Source code of charts
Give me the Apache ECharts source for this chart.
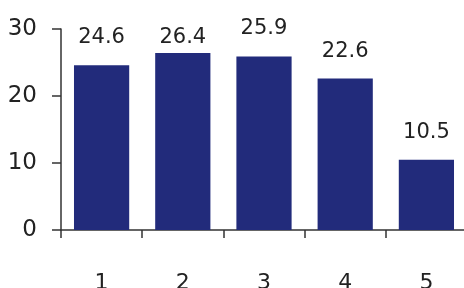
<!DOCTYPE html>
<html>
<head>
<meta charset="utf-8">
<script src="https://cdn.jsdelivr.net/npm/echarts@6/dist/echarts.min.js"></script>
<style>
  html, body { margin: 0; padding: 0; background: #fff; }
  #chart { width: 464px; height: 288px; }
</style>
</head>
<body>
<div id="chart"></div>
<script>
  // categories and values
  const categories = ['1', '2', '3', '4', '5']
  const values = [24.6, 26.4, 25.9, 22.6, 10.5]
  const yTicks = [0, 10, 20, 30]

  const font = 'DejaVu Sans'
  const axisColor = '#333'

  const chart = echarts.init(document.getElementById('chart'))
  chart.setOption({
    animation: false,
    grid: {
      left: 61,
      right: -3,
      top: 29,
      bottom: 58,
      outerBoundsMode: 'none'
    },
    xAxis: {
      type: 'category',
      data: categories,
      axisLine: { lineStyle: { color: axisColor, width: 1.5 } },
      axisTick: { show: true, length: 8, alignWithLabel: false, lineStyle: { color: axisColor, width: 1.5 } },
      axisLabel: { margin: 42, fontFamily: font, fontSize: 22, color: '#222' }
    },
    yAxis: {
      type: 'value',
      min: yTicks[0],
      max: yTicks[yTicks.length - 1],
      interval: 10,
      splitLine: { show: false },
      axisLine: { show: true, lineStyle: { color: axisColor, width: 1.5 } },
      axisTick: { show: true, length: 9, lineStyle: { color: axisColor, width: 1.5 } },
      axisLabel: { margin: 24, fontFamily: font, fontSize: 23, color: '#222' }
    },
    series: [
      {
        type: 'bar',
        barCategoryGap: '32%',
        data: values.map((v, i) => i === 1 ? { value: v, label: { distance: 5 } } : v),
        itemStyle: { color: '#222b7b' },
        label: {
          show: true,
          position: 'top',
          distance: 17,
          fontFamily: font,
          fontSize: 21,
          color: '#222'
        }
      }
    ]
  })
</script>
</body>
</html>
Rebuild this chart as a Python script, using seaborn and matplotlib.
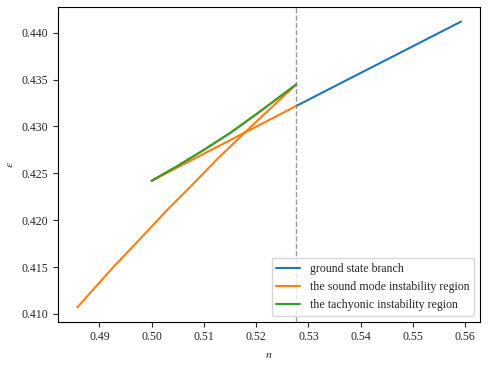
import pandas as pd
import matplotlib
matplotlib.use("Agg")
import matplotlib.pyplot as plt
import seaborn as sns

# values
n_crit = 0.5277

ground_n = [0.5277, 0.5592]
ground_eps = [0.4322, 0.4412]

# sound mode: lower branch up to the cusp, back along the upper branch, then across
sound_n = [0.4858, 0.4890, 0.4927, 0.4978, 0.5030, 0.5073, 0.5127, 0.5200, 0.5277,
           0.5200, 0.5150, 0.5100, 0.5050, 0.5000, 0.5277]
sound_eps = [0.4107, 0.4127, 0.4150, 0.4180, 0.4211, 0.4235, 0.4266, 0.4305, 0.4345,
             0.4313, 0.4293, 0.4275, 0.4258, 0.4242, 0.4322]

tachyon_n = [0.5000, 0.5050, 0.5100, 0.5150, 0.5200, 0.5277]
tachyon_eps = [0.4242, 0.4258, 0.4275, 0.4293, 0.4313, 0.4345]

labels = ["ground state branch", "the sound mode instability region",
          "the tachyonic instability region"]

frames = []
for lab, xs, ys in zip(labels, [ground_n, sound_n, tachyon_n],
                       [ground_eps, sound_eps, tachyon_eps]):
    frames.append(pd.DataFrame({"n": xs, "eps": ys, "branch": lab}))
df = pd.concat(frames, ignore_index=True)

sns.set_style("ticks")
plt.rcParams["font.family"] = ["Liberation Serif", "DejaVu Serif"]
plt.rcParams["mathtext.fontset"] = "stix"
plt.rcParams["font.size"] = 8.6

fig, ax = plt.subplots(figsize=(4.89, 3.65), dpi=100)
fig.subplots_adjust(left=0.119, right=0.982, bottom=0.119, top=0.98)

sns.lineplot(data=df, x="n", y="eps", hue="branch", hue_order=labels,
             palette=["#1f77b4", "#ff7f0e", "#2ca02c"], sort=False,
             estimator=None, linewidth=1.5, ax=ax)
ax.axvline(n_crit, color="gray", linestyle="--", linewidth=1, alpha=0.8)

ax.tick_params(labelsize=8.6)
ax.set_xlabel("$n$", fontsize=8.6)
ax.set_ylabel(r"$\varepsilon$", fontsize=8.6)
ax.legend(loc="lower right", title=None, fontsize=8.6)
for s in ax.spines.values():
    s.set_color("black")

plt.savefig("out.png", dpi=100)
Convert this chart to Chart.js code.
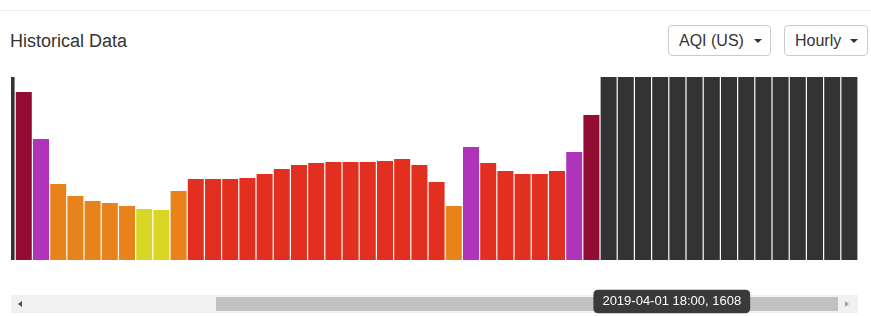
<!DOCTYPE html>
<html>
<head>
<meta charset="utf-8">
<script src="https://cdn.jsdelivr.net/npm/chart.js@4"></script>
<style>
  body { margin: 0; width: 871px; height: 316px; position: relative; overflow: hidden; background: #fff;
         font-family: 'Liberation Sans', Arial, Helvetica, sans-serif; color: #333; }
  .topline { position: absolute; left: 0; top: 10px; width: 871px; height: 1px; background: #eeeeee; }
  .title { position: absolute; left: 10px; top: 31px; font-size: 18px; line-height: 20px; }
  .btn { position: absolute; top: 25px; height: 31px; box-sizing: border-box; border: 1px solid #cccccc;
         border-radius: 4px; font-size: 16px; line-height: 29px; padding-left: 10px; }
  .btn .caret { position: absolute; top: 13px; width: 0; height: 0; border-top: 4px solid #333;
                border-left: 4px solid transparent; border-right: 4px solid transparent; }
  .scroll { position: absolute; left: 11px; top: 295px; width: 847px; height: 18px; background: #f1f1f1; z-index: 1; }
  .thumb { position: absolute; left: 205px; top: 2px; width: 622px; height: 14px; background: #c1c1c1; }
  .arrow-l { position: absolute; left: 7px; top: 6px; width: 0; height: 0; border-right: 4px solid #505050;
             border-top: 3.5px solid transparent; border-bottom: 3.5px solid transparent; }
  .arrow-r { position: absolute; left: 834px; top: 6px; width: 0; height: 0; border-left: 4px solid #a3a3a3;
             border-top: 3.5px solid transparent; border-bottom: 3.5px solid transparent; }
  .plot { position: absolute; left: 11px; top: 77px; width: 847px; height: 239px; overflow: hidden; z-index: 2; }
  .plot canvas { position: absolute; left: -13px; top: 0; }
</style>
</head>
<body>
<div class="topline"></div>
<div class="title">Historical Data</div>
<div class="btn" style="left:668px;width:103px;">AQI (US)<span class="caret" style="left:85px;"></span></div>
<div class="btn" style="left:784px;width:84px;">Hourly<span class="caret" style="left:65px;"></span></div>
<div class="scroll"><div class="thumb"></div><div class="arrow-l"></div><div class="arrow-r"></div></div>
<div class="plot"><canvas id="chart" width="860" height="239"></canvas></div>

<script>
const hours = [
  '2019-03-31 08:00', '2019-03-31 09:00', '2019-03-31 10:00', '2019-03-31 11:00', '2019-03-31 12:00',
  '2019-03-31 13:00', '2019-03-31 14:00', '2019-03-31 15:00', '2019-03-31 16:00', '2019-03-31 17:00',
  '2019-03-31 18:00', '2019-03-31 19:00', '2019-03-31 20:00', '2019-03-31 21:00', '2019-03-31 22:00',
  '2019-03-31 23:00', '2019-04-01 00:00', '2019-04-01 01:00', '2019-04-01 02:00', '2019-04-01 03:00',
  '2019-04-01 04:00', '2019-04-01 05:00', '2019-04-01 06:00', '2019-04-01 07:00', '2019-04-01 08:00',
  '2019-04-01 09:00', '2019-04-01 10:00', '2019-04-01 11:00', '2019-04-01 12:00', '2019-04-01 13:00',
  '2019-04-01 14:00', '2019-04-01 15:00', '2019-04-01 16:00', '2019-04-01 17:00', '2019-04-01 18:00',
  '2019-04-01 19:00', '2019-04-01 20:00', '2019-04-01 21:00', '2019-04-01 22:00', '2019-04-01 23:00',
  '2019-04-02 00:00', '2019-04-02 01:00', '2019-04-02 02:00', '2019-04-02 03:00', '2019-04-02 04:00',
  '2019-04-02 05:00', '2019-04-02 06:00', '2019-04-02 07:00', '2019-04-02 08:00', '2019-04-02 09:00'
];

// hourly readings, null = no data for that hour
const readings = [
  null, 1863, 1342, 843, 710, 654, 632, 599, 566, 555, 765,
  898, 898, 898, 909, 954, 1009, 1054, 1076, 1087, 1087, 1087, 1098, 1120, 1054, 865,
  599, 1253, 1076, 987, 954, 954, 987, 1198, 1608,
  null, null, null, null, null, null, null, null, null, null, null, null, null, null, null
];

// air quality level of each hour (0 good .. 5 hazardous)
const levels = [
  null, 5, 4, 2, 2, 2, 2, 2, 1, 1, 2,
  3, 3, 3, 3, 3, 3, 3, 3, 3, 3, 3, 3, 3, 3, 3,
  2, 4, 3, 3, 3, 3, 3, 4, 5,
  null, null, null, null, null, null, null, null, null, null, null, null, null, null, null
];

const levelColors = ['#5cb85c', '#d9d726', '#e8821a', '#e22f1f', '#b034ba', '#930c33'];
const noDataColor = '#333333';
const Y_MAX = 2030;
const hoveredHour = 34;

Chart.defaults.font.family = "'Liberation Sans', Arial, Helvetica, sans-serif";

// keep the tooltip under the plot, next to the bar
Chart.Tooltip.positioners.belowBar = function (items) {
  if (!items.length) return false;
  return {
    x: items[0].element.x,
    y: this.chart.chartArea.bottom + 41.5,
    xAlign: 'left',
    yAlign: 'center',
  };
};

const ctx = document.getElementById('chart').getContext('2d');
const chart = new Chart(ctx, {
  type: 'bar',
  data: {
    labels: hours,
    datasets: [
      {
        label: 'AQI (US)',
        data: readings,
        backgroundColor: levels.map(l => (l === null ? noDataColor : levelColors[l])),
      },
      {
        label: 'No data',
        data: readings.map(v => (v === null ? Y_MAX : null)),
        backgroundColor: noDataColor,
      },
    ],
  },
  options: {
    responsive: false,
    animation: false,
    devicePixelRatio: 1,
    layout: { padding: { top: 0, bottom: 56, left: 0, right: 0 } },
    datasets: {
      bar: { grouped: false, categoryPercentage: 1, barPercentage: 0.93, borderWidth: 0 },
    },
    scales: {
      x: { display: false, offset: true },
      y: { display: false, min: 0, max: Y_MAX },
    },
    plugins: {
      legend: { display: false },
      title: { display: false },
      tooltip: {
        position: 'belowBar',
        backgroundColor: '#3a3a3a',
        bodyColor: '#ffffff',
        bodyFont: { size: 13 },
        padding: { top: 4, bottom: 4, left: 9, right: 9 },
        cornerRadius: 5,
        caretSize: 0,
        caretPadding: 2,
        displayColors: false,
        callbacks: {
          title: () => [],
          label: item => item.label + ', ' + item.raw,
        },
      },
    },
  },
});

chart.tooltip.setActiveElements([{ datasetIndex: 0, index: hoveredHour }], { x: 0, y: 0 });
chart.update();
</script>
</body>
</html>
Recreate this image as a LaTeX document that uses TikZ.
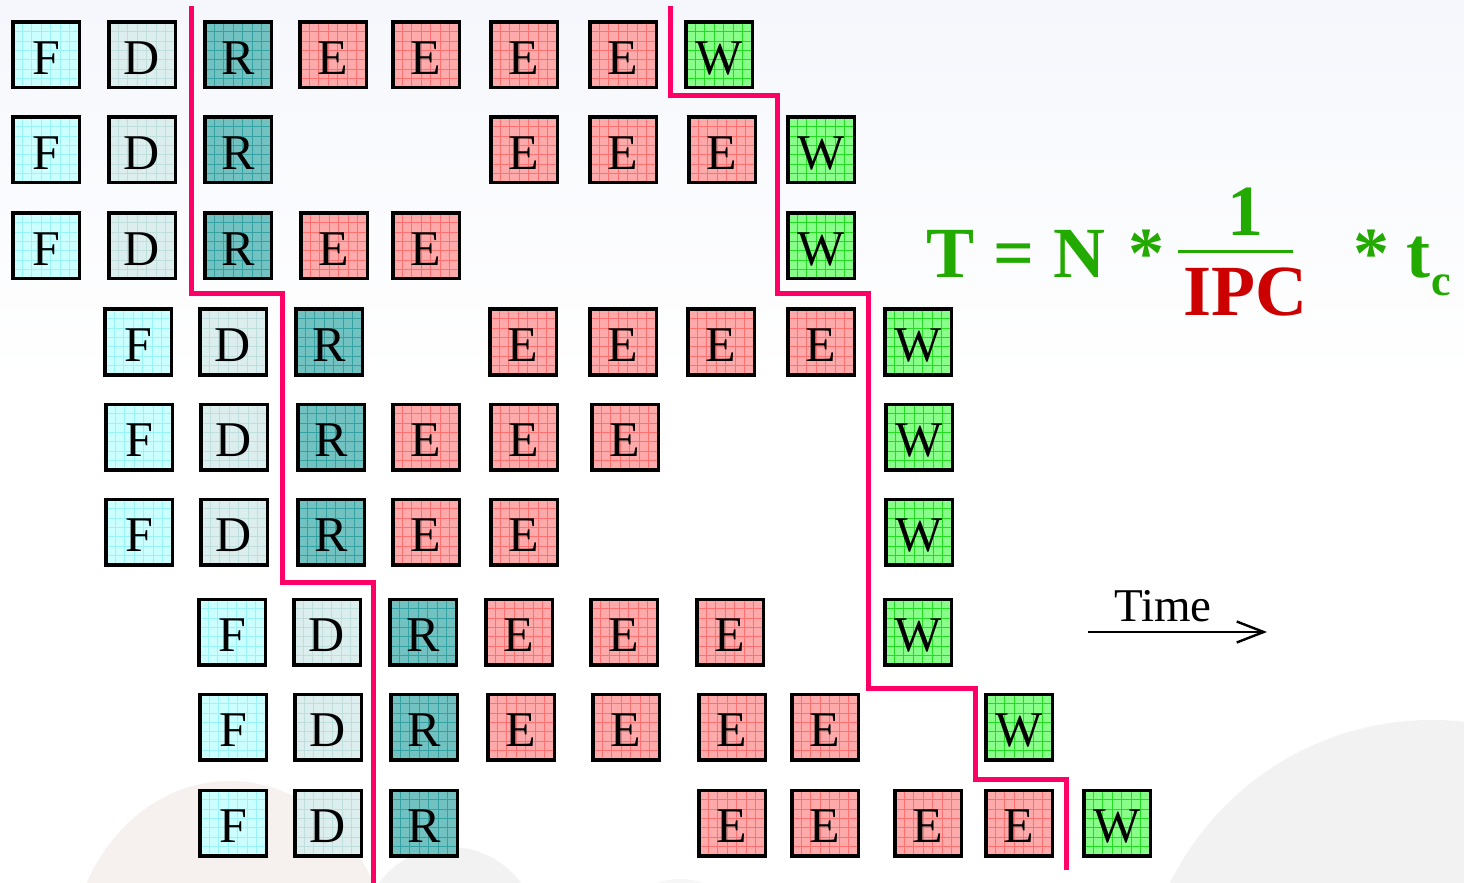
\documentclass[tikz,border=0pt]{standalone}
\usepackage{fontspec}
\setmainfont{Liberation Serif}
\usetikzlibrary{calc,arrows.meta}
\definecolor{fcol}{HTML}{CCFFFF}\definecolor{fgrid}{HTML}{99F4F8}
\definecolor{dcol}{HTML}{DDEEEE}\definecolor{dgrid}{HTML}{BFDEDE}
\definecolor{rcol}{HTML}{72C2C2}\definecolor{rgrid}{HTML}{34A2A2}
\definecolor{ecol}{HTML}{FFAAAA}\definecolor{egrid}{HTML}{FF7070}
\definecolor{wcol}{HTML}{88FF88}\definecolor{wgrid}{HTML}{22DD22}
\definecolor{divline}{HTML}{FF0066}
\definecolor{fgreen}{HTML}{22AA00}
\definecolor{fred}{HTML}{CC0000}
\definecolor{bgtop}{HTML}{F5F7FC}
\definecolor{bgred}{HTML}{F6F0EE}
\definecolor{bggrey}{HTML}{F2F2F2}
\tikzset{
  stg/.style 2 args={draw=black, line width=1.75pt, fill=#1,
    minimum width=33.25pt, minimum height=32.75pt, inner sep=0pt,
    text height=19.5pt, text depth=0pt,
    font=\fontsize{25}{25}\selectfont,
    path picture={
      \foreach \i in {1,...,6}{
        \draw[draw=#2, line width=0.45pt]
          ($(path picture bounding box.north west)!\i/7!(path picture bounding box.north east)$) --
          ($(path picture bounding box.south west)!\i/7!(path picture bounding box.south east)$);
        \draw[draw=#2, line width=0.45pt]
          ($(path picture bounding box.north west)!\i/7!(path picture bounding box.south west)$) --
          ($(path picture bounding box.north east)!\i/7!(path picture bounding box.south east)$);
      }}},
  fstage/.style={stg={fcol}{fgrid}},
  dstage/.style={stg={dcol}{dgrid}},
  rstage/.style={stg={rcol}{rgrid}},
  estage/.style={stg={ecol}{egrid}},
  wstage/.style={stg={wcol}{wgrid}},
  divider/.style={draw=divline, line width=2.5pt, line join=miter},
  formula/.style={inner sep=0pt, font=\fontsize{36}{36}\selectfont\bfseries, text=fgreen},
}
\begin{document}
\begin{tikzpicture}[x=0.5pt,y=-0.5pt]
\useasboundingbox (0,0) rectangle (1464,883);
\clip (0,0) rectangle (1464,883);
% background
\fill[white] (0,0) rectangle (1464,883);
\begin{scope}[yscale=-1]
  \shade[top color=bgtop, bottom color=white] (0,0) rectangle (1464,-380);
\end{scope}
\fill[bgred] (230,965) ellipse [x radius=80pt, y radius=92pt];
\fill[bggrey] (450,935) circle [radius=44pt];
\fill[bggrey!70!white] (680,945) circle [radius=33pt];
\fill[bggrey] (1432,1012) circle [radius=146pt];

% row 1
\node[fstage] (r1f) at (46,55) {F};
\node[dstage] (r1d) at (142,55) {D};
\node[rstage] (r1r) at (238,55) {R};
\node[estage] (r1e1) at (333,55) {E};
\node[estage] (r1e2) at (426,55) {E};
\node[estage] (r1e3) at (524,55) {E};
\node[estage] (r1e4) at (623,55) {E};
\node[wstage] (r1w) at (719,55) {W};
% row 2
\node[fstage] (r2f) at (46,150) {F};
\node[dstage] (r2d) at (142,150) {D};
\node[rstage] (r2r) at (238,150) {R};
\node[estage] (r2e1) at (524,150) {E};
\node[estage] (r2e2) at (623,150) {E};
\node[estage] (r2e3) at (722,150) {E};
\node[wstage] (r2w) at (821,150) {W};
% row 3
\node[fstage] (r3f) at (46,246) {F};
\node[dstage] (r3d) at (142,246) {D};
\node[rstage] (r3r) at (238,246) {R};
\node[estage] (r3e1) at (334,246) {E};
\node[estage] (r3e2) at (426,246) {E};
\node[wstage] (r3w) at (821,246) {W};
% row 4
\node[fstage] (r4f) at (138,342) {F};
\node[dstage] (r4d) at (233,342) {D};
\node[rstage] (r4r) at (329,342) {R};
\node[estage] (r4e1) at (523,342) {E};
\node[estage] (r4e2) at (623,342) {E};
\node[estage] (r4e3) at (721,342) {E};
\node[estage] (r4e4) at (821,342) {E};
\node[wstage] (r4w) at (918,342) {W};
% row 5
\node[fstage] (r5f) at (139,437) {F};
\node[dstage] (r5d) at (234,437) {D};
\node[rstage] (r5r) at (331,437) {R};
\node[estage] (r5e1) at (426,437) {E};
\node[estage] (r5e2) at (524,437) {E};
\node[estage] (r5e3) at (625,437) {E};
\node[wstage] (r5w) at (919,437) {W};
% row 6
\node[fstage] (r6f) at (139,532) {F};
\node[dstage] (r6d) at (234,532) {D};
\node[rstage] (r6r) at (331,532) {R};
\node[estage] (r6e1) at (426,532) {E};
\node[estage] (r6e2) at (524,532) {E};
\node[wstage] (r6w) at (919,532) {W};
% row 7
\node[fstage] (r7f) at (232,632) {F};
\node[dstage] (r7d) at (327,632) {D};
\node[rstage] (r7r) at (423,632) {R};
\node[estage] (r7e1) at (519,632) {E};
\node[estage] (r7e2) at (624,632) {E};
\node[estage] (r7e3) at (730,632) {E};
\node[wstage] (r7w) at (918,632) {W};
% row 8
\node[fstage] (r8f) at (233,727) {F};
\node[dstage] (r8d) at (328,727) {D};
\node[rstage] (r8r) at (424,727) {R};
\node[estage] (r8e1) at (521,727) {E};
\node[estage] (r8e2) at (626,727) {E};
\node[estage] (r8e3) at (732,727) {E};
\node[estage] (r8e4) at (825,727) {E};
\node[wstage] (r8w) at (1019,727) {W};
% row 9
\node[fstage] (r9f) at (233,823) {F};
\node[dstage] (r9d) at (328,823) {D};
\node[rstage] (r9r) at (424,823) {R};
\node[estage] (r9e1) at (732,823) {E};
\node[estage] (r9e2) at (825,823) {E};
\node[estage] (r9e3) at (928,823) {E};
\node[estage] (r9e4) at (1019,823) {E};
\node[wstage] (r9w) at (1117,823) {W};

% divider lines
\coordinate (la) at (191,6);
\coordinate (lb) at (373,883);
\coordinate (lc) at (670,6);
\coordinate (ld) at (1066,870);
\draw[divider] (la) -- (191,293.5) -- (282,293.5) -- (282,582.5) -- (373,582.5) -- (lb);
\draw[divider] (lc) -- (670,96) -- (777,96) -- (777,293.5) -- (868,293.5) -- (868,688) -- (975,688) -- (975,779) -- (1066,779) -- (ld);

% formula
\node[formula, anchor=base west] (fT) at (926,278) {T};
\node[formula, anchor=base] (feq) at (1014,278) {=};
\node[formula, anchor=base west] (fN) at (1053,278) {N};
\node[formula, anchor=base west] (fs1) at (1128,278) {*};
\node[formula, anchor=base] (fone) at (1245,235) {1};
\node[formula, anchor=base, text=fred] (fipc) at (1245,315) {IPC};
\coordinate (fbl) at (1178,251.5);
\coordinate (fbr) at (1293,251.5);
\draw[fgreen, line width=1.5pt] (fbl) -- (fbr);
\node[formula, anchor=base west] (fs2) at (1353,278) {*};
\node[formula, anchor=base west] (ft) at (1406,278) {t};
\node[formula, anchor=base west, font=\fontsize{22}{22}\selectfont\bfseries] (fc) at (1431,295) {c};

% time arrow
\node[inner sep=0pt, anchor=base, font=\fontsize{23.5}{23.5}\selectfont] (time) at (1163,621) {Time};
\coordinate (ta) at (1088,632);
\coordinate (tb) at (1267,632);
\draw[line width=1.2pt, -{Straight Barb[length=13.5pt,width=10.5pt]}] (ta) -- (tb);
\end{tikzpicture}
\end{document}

* Prompt: Of the lines in the material, how many include "that"? Respond with the number alone.

* Worked solution: 2